Something Is Off With Me
Something feels different — and I can’t explain why.
Nothing has collapsed. Nothing dramatic has happened. You’re still showing up, still handling what needs to be handled, still moving through routines that look normal from the outside. If someone asked how you are, you could probably answer without pausing, because on the surface there isn’t a clear problem to point to.
And yet something feels slightly misaligned underneath that surface. It’s not panic. It’s not a crisis. It’s more like the tone of your day has shifted in a way you can’t explain. The familiar feels less settled than it used to, and you notice it in small moments that don’t seem important enough to justify concern.
You might catch yourself pausing before you respond to something simple. You might reread a message you would normally send without thinking. You might notice a quiet hesitation in places where confidence used to be automatic. None of it is loud, but the fact that you notice it at all can feel new.
Part of what makes this hard is the lack of a clean story. There isn’t a single event you can point to. There’s no clear mistake, no obvious consequence, no external signal that explains the feeling. Life continues to function, which makes it easy to tell yourself you’re overreacting, or that it will pass if you stop giving it attention.

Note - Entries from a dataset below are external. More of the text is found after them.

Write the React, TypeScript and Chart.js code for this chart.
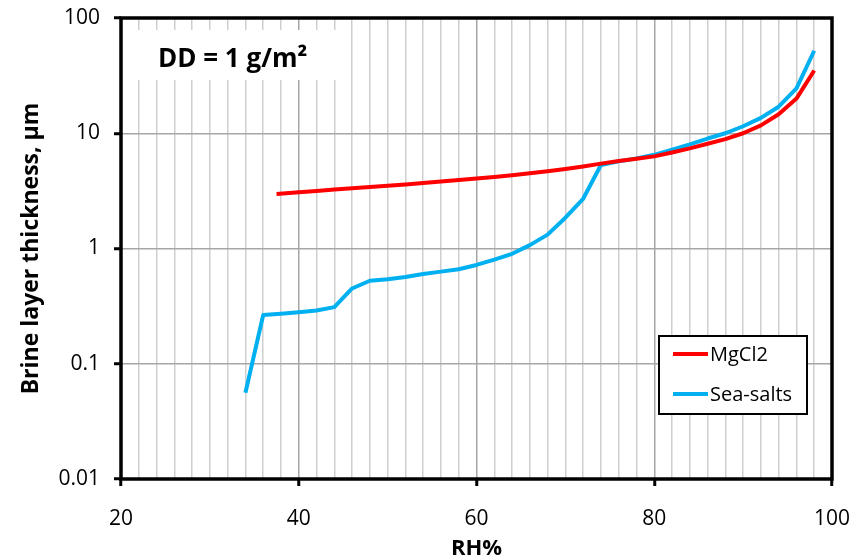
import React, { useEffect, useRef } from "react";
import { Chart, registerables } from "chart.js";

Chart.register(...registerables);

const mgcl2RH = [37.5, 40, 42, 44, 46, 48, 50, 52, 54, 56, 58, 60, 62, 64, 66, 68, 70, 72, 74, 76, 78, 80, 82, 84, 86, 88, 90, 92, 94, 96, 98];
const mgcl2Thickness = [2.97, 3.07, 3.15, 3.25, 3.33, 3.42, 3.5, 3.6, 3.7, 3.82, 3.93, 4.05, 4.17, 4.32, 4.5, 4.68, 4.9, 5.15, 5.45, 5.75, 6.0, 6.3, 6.8, 7.4, 8.1, 8.9, 10.0, 11.7, 14.6, 20, 35];

const seaRH = [34, 36, 38, 40, 42, 44, 46, 48, 50, 52, 54, 56, 58, 60, 62, 64, 66, 68, 70, 72, 74, 76, 78, 80, 82, 84, 86, 88, 90, 92, 94, 96, 98];
const seaThickness = [0.056, 0.265, 0.272, 0.28, 0.29, 0.31, 0.45, 0.525, 0.54, 0.565, 0.6, 0.63, 0.66, 0.72, 0.8, 0.9, 1.07, 1.32, 1.85, 2.7, 5.3, 5.7, 6.05, 6.5, 7.2, 8.0, 9.0, 10.0, 11.5, 13.6, 17, 24.5, 52];

const seriesNames = ["MgCl2", "Sea-salts"];
const seriesColors = ["#ff0000", "#00b0f0"];
const yTicks = [0.01, 0.1, 1, 10, 100];
const xTickLabels = [20, 40, 60, 80, 100];
const annotationText = "DD = 1 g/m²";
const xTitle = "RH%";
const yTitle = "Brine layer thickness, µm";

const FONT = "'Open Sans', sans-serif";

const decor = {
  id: "decor",
  beforeDatasetsDraw(chart: any) {
    const { ctx, chartArea } = chart;
    ctx.save();
    ctx.fillStyle = "#ffffff";
    ctx.fillRect(chartArea.left + 2, 30, 337 - chartArea.left, 50);
    ctx.fillStyle = "#000";
    ctx.font = `bold 26px ${FONT}`;
    ctx.textBaseline = "alphabetic";
    ctx.textAlign = "left";
    ctx.fillText(annotationText, 158, 67);
    ctx.restore();
  },
  afterDraw(chart: any) {
    const { ctx, chartArea } = chart;
    ctx.save();
    ctx.strokeStyle = "#000";
    ctx.lineWidth = 3.5;
    ctx.strokeRect(chartArea.left, chartArea.top, chartArea.right - chartArea.left, chartArea.bottom - chartArea.top);
    // legend
    const lx = 659, ly = 336, lw = 148, lh = 78;
    ctx.fillStyle = "#fff";
    ctx.fillRect(lx, ly, lw, lh);
    ctx.lineWidth = 2;
    ctx.strokeRect(lx, ly, lw, lh);
    ctx.font = `20px ${FONT}`;
    ctx.textBaseline = "middle";
    ctx.textAlign = "left";
    chart.data.datasets.forEach((ds: any, i: number) => {
      const yy = ly + 18 + i * 40;
      ctx.strokeStyle = ds.borderColor;
      ctx.lineWidth = 4;
      ctx.beginPath();
      ctx.moveTo(673, yy);
      ctx.lineTo(708, yy);
      ctx.stroke();
      ctx.fillStyle = "#000";
      ctx.fillText(ds.label, 710, yy + 1);
    });
    ctx.restore();
  },
};

export default function App() {
  const ref = useRef<HTMLCanvasElement | null>(null);
  useEffect(() => {
    if (!ref.current) return;
    const chart = new Chart(ref.current, {
      type: "scatter",
      data: {
        datasets: [
          {
            label: seriesNames[0],
            data: mgcl2RH.map((x, i) => ({ x, y: mgcl2Thickness[i] })),
            borderColor: seriesColors[0],
            backgroundColor: seriesColors[0],
            showLine: true,
            borderWidth: 4,
            pointRadius: 0,
            tension: 0,
            borderJoinStyle: "round",
          },
          {
            label: seriesNames[1],
            data: seaRH.map((x, i) => ({ x, y: seaThickness[i] })),
            borderColor: seriesColors[1],
            backgroundColor: seriesColors[1],
            showLine: true,
            borderWidth: 4,
            pointRadius: 0,
            tension: 0,
            borderJoinStyle: "round",
          },
        ],
      },
      options: {
        animation: false,
        responsive: false,
        maintainAspectRatio: false,
        layout: { padding: { top: 18, right: 31, left: 0, bottom: 0 } },
        plugins: { legend: { display: false }, tooltip: { enabled: false } },
        scales: {
          x: {
            type: "linear",
            min: 20,
            max: 100,
            afterFit: (s: any) => { s.height = 81; s.paddingLeft = 0; s.paddingRight = 0; },
            ticks: {
              stepSize: 2,
              autoSkip: false,
              maxRotation: 0,
              padding: 20,
              color: "#000",
              font: { family: FONT, size: 21 },
              callback: (v: any) => (xTickLabels.includes(Number(v)) ? String(v) : ""),
            },
            grid: {
              color: (c: any) => (c.tick && Number(c.tick.value) % 20 === 0 ? "#a6a6a6" : "#cfcfcf"),
              lineWidth: 1.5,
              drawTicks: true,
              tickLength: 7,
              tickWidth: 3,
              tickColor: (c: any) => (c.tick && Number(c.tick.value) % 20 === 0 ? "#000" : "rgba(0,0,0,0)"),
            },
            border: { display: false },
            title: {
              display: true,
              text: xTitle,
              color: "#000",
              font: { family: FONT, size: 22, weight: "bold", lineHeight: 1.05 },
              padding: { top: 0, bottom: 0 },
            },
          },
          y: {
            type: "logarithmic",
            min: 0.01,
            max: 100,
            afterFit: (s: any) => { s.width = 121; s.paddingTop = 0; s.paddingBottom = 0; },
            afterBuildTicks: (s: any) => { s.ticks = yTicks.map((v) => ({ value: v })); },
            ticks: {
              padding: 14,
              color: "#000",
              font: { family: FONT, size: 21 },
              callback: (v: any) => String(v),
            },
            grid: {
              color: "#a6a6a6",
              lineWidth: 1.5,
              drawTicks: true,
              tickLength: 7,
              tickWidth: 3,
              tickColor: "#000",
            },
            border: { display: false },
            title: {
              display: true,
              text: yTitle,
              color: "#000",
              font: { family: FONT, size: 23, weight: "bold" },
              padding: { top: 18, bottom: 0 },
            },
          },
        },
      },
      plugins: [decor],
    } as any);
    return () => chart.destroy();
  }, []);
  return (
    <div style={{ position: "fixed", left: 0, top: 0, width: 863, height: 560, background: "#fff" }}>
      <canvas ref={ref} width={863} height={560} style={{ display: "block" }} />
    </div>
  );
}
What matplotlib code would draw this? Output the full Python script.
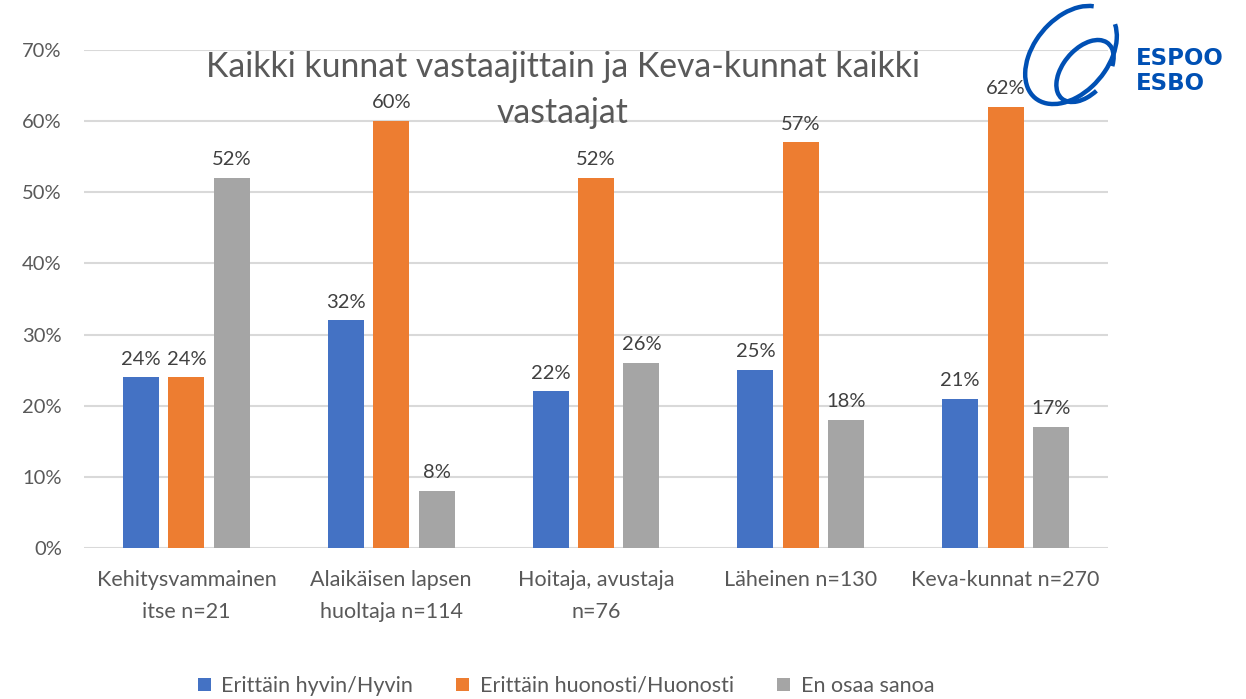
import numpy as np
from matplotlib import pyplot as plt
from matplotlib.patches import Arc

categories = ["Kehitysvammainen\nitse n=21", "Alaikäisen lapsen\nhuoltaja n=114",
              "Hoitaja, avustaja\nn=76", "Läheinen n=130", "Keva-kunnat n=270"]
series_names = ["Erittäin hyvin/Hyvin", "Erittäin huonosti/Huonosti", "En osaa sanoa"]
hyvin = [24, 32, 22, 25, 21]
huonosti = [24, 60, 52, 57, 62]
en_osaa = [52, 8, 26, 18, 17]
colors = ["#4472C4", "#ED7D31", "#A5A5A5"]
title_lines = ["Kaikki kunnat vastaajittain ja Keva-kunnat kaikki", "vastaajat"]

plt.rcParams['font.family'] = ['Lato', 'DejaVu Sans']

fig = plt.figure(figsize=(12.46, 6.99), dpi=100)
ax = fig.add_axes([84/1246, 151/699, 1024/1246, 498/699])

x = np.arange(len(categories))
width = 0.176
step = 0.222
for i, (vals, name, c) in enumerate(zip([hyvin, huonosti, en_osaa], series_names, colors)):
    pos = x + (i - 1) * step
    ax.bar(pos, vals, width, color=c, label=name, zorder=3)
    for p, v in zip(pos, vals):
        ax.annotate(f"{v}%", (p, v), xytext=(0, 7), textcoords="offset points",
                    ha="center", va="bottom", fontsize=14.5, color="#404040")

ax.set_xlim(-0.5, len(categories) - 0.5)
ax.set_ylim(0, 70)
ax.set_yticks(range(0, 71, 10))
ax.set_yticklabels([f"{t}%" for t in range(0, 71, 10)])
ax.set_xticks(x)
ax.set_xticklabels(categories, linespacing=1.75)
ax.tick_params(axis="y", length=0, pad=16, labelsize=14.5, labelcolor="#595959")
ax.tick_params(axis="x", length=0, pad=16, labelsize=15.5, labelcolor="#595959")
ax.grid(axis="y", color="#D9D9D9", linewidth=1.5, zorder=0)
for s in ax.spines.values():
    s.set_visible(False)

# overlay in pixel coords (y down) for title and logo
lax = fig.add_axes([0, 0, 1, 1])
lax.set_xlim(0, 1246)
lax.set_ylim(699, 0)
lax.axis("off")

lax.text(563, 77, title_lines[0], ha="center", va="baseline", fontsize=24.3, color="#595959")
lax.text(563, 123, title_lines[1], ha="center", va="baseline", fontsize=24.3, color="#595959")

fig.legend(loc="center", bbox_to_anchor=(566/1246, 1 - 686/699), ncol=3, frameon=False,
           fontsize=15.5, labelcolor="#595959", handlelength=0.6, handleheight=0.6,
           handletextpad=0.5, columnspacing=2.0)

# logo
blue = "#0050B4"
lax.add_patch(Arc((1071, 55), 112, 74, angle=-50, theta1=15, theta2=345, color=blue, lw=3.2))
lax.add_patch(Arc((1085, 71), 72, 44, angle=-50, theta1=110, theta2=400, color=blue, lw=3.2))
lax.text(1136, 65, "ESPOO", fontsize=16.5, fontweight="bold", color=blue,
         family="DejaVu Sans", ha="left", va="baseline")
lax.text(1136, 90, "ESBO", fontsize=16.5, fontweight="bold", color=blue,
         family="DejaVu Sans", ha="left", va="baseline")

fig.savefig("out.png", dpi=100)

But the noticing doesn’t fully leave. It returns when things get quiet, when you’re alone for a minute, when the day slows down. Not accusing. Not dramatic. Just present in the background, like a small internal signal you can’t fully shut off once you’ve heard it.
This page exists to name that early stage. The moment where something feels different, even if you can’t define it yet. No labels, no conclusions, no instructions — just recognition of the quiet shift that makes you stop and wonder what changed.